Myths vs. facts on light-duty options

Do you offer light duty? Some employers gladly embrace this concept and willingly allow employees to return to work after a disabling illness or injury even if they aren’t back to feeling “100 percent.” Other employers regulate that no one can return to the job unless they are fully capable of performing every single task. Employers in the second camp may not realize it doesn’t have to be black or white. Keep reading to help demystify some solutions that every employer can consider.

MYTH: Light duty is not an option.

FACT: Most employers have some tasks that need to be done, but no one has time for them. Filing, making phone calls, doing parts runs and organizing materials are just some ideas. If you give supervisors free reign, I’ll bet they can come up with others.

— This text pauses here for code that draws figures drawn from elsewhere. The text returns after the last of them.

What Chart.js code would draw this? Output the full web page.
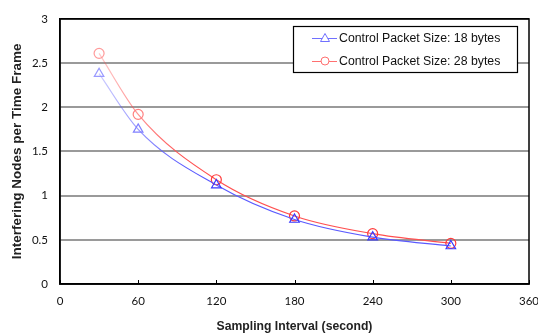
<!DOCTYPE html>
<html><head><meta charset="utf-8">
<script src="https://cdn.jsdelivr.net/npm/chart.js@4/dist/chart.umd.min.js"></script>
<style>html,body{margin:0;padding:0;background:#fff}#wrap{width:538px;height:336px}</style>
</head><body><div id="wrap"><canvas id="c" width="538" height="336"></canvas></div>
<script>
const intervals = [30, 60, 120, 180, 240, 300];
const size18 = [2.38, 1.75, 1.12, 0.73, 0.53, 0.43];
const size28 = [2.61, 1.92, 1.18, 0.77, 0.57, 0.46];
const seriesLabels = ['Control Packet Size: 18 bytes', 'Control Packet Size: 28 bytes'];
const xTicks = [0, 60, 120, 180, 240, 300, 360];
const yTicks = [0, 0.5, 1, 1.5, 2, 2.5, 3];

function fadeColor(rgb) {
  return function (ctx) {
    const chart = ctx.chart;
    if (!chart.chartArea || !chart.scales.x) return 'rgb(' + rgb + ')';
    const xs = chart.scales.x;
    const g = chart.ctx.createLinearGradient(xs.getPixelForValue(30), 0, xs.getPixelForValue(95), 0);
    g.addColorStop(0, 'rgba(' + rgb + ',0.3)');
    g.addColorStop(1, 'rgba(' + rgb + ',1)');
    return g;
  };
}

const framePlugin = {
  id: 'frame',
  afterDraw(chart) {
    const {ctx, chartArea: a, scales} = chart;
    ctx.save();
    ctx.strokeStyle = '#000';
    ctx.lineWidth = 1.5;
    ctx.strokeRect(a.left, a.top, a.right - a.left, a.bottom - a.top);
    ctx.lineWidth = 1;
    xTicks.forEach(v => {
      const px = Math.round(scales.x.getPixelForValue(v)) + 0.5;
      ctx.beginPath(); ctx.moveTo(px, a.bottom); ctx.lineTo(px, a.bottom - 4); ctx.stroke();
    });
    // legend box
    const bx = 293, by = 26, bw = 224, bh = 46;
    ctx.fillStyle = '#fff';
    ctx.fillRect(bx, by, bw, bh);
    ctx.strokeStyle = '#000';
    ctx.lineWidth = 1.2;
    ctx.strokeRect(bx + 0.5, by + 0.5, bw, bh);
    const rows = [38, 61];
    chart.data.datasets.forEach((ds, i) => {
      const y = rows[i];
      const col = ds.legendColor;
      ctx.strokeStyle = col; ctx.lineWidth = 1;
      ctx.beginPath(); ctx.moveTo(312, y + 0.5); ctx.lineTo(337, y + 0.5); ctx.stroke();
      ctx.fillStyle = '#fff';
      ctx.beginPath();
      if (ds.pointStyle === 'triangle') {
        ctx.moveTo(325, y - 4.5); ctx.lineTo(329.5, y + 3.5); ctx.lineTo(320.5, y + 3.5); ctx.closePath();
      } else {
        ctx.arc(325, y, 4, 0, Math.PI * 2);
      }
      ctx.fill(); ctx.stroke();
      ctx.fillStyle = '#111';
      ctx.font = '12.3px "Liberation Sans", Arial, sans-serif';
      ctx.textBaseline = 'middle';
      ctx.textAlign = 'left';
      ctx.fillText(ds.label, 339, y + 1);
    });
    ctx.restore();
  }
};

new Chart(document.getElementById('c'), {
  type: 'line',
  data: {
    datasets: [
      {
        label: seriesLabels[0],
        data: intervals.map((x, i) => ({x, y: size18[i]})),
        borderColor: fadeColor('90,90,255'),
        legendColor: '#7070ff',
        borderWidth: 1.2,
        pointStyle: 'triangle',
        pointRadius: 5.5,
        pointBorderWidth: 1.2,
        pointBorderColor: ['#9a9aff', '#8080ff', '#3a3aff', '#3a3aff', '#3a3aff', '#3a3aff'],
        pointBackgroundColor: 'rgba(255,255,255,0)',
        cubicInterpolationMode: 'monotone',
        fill: false
      },
      {
        label: seriesLabels[1],
        data: intervals.map((x, i) => ({x, y: size28[i]})),
        borderColor: fadeColor('255,80,80'),
        legendColor: '#ff7070',
        borderWidth: 1.2,
        pointStyle: 'circle',
        pointRadius: 5,
        pointBorderWidth: 1.2,
        pointBorderColor: ['#ff9a9a', '#ff8080', '#ff3a3a', '#ff3a3a', '#ff3a3a', '#ff3a3a'],
        pointBackgroundColor: 'rgba(255,255,255,0)',
        cubicInterpolationMode: 'monotone',
        fill: false
      }
    ]
  },
  options: {
    responsive: false,
    animation: false,
    devicePixelRatio: 1,
    layout: {padding: {top: 16, right: 9, left: 0, bottom: 0}},
    plugins: {legend: {display: false}, tooltip: {enabled: false}},
    scales: {
      x: {
        type: 'linear',
        min: 0, max: 360,
        afterBuildTicks: s => { s.ticks = xTicks.map(v => ({value: v})); },
        afterFit: s => { s.height = 52; s.paddingRight = 0; s.paddingLeft = 0; },
        grid: {display: false, drawTicks: false},
        border: {display: true, color: '#000', width: 1.5},
        ticks: {
          autoSkip: false, maxRotation: 0, padding: 10, color: '#111',
          font: {family: 'Lato, "Open Sans", sans-serif', size: 11.5},
          callback: v => String(v)
        },
        title: {
          display: true, text: 'Sampling Interval (second)', color: '#222',
          font: {family: '"Liberation Sans", Arial, sans-serif', size: 12.2, weight: 'bold'},
          padding: {top: 0, bottom: 2}
        }
      },
      y: {
        min: 0, max: 3,
        afterBuildTicks: s => { s.ticks = yTicks.map(v => ({value: v})); },
        afterFit: s => { s.width = 60; },
        grid: {
          drawTicks: false,
          color: c => (c.tick && (c.tick.value === 0 || c.tick.value === 3)) ? '#000' : '#9a9a9a',
          lineWidth: c => (c.tick && (c.tick.value === 0 || c.tick.value === 3)) ? 1.5 : 2
        },
        border: {display: true, color: '#000', width: 1.5},
        ticks: {
          padding: 12, color: '#111',
          font: {family: 'Lato, "Open Sans", sans-serif', size: 11.5},
          callback: v => String(v)
        },
        title: {
          display: true, text: 'Interfering Nodes per Time Frame', color: '#222',
          font: {family: '"Liberation Sans", Arial, sans-serif', size: 13.5, weight: 'bold'},
          padding: {top: 9, bottom: 0}
        }
      }
    }
  },
  plugins: [framePlugin]
});
</script>
</body></html>
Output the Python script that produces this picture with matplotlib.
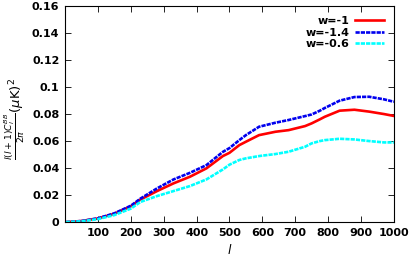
import numpy as np
import matplotlib
matplotlib.use('Agg')
import matplotlib.pyplot as plt

l = [2, 50, 100, 150, 200, 230, 280, 330, 380, 430, 480, 500, 530, 550, 590,
     640, 680, 730, 750, 775, 790, 835, 880, 925, 970, 1000]
w_m1 = [0.0, 0.0008, 0.0027, 0.0062, 0.0117, 0.0168, 0.0230, 0.0287, 0.0336, 0.0398,
        0.0489, 0.0513, 0.0570, 0.0595, 0.0644, 0.0669, 0.0681, 0.0711, 0.0731, 0.0761,
        0.0780, 0.0825, 0.0832, 0.0818, 0.0800, 0.0786]
w_m14 = [0.0, 0.0008, 0.0028, 0.0065, 0.0121, 0.0175, 0.0250, 0.0316, 0.0365, 0.0422,
         0.0520, 0.0548, 0.0607, 0.0644, 0.0706, 0.0736, 0.0756, 0.0785, 0.0797, 0.0825,
         0.0845, 0.0899, 0.0926, 0.0928, 0.0909, 0.0891]
w_m06 = [0.0, 0.0006, 0.0022, 0.0052, 0.0100, 0.0150, 0.0193, 0.0230, 0.0267, 0.0316,
         0.0390, 0.0425, 0.0460, 0.0472, 0.0489, 0.0504, 0.0521, 0.0558, 0.0583, 0.0600,
         0.0607, 0.0617, 0.0612, 0.0600, 0.0590, 0.0590]

xticks = [100, 200, 300, 400, 500, 600, 700, 800, 900, 1000]
yticks = [0, 0.02, 0.04, 0.06, 0.08, 0.1, 0.12, 0.14, 0.16]
ylabels = ['0', '0.02', '0.04', '0.06', '0.08', '0.1', '0.12', '0.14', '0.16']

fig = plt.figure(figsize=(4.09, 2.61), dpi=100)
ax = fig.add_axes([0.159, 0.149, 0.804, 0.828])

ax.plot(l, w_m1, color='red', lw=1.9, label='w=-1')
ax.plot(l, w_m14, color='#0000ee', lw=1.9, ls=(0, (1.6, 0.4)), label='w=-1.4')
ax.plot(l, w_m06, color='cyan', lw=1.9, ls=(0, (1.6, 0.4)), label='w=-0.6')

ax.set_xlim(0, 1000)
ax.set_ylim(0, 0.16)
ax.set_xticks(xticks)
ax.set_xticklabels([str(t) for t in xticks], fontweight='bold', fontsize=8)
ax.set_yticks(yticks)
ax.set_yticklabels(ylabels, fontweight='bold', fontsize=8)
ax.tick_params(direction='in', top=True, right=True, length=4, width=0.6, pad=4)
for s in ax.spines.values():
    s.set_linewidth(0.8)

ax.set_xlabel('$l$', fontsize=9)
fig.text(0.005, 0.545, r'$\frac{l(l+1)C_l^{BB}}{2\pi}(\mu\mathrm{K})^2$', fontsize=9.5,
         rotation=90, ha='left', va='center')

leg = ax.legend(loc='upper right', frameon=False, markerfirst=False,
                prop={'weight': 'bold', 'size': 8}, handlelength=2.6,
                borderaxespad=0.5, labelspacing=0.15, handletextpad=0.5)

fig.savefig('out.png', dpi=100)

MYTH: Light duty places an undue burden on supervisors. They don’t have the time needed for this arrangement.

FACT: Your disability carrier may provide expert case managers to help oversee a light-duty employee. In this situation, the case manager, employee and supervisor agree on a plan that outlines what tasks the employee will perform and the schedule for eventually resuming full duties. It’s then signed-off by the employee’s medical provider. Once the plan is in place, the case manager works with the employee to make sure he or she:

  • Performs only the agreed-upon tasks
  • Does not exceed his or her capacity, as outlined by the physician
  • Follows medical providers’ recommendations and treatment regimens

MYTH: Back to work at 100 percent or light duty are the only options.

FACT: Even if you are not able to create a list of light-duty tasks, consider a part-time schedule as an option. In many cases, doctors won’t allow the employee to return to full duty but are open to this alternative. This enables the employee to recover on the job, rather than stay completely off work. It also keeps the employee engaged, productive and working toward returning to a normal role.

The case manager should create a plan that outlines a schedule with gradually increasing hours until full-time status is achieved. And with a case manager overseeing the schedule and keeping the physician up to date, the employee can progress at an appropriate pace.

These are just a few examples of how looking beyond the black and white can benefit both the employer and employee. Disability case managers can help identify a myriad of solutions appropriate for the case they’ve been assigned.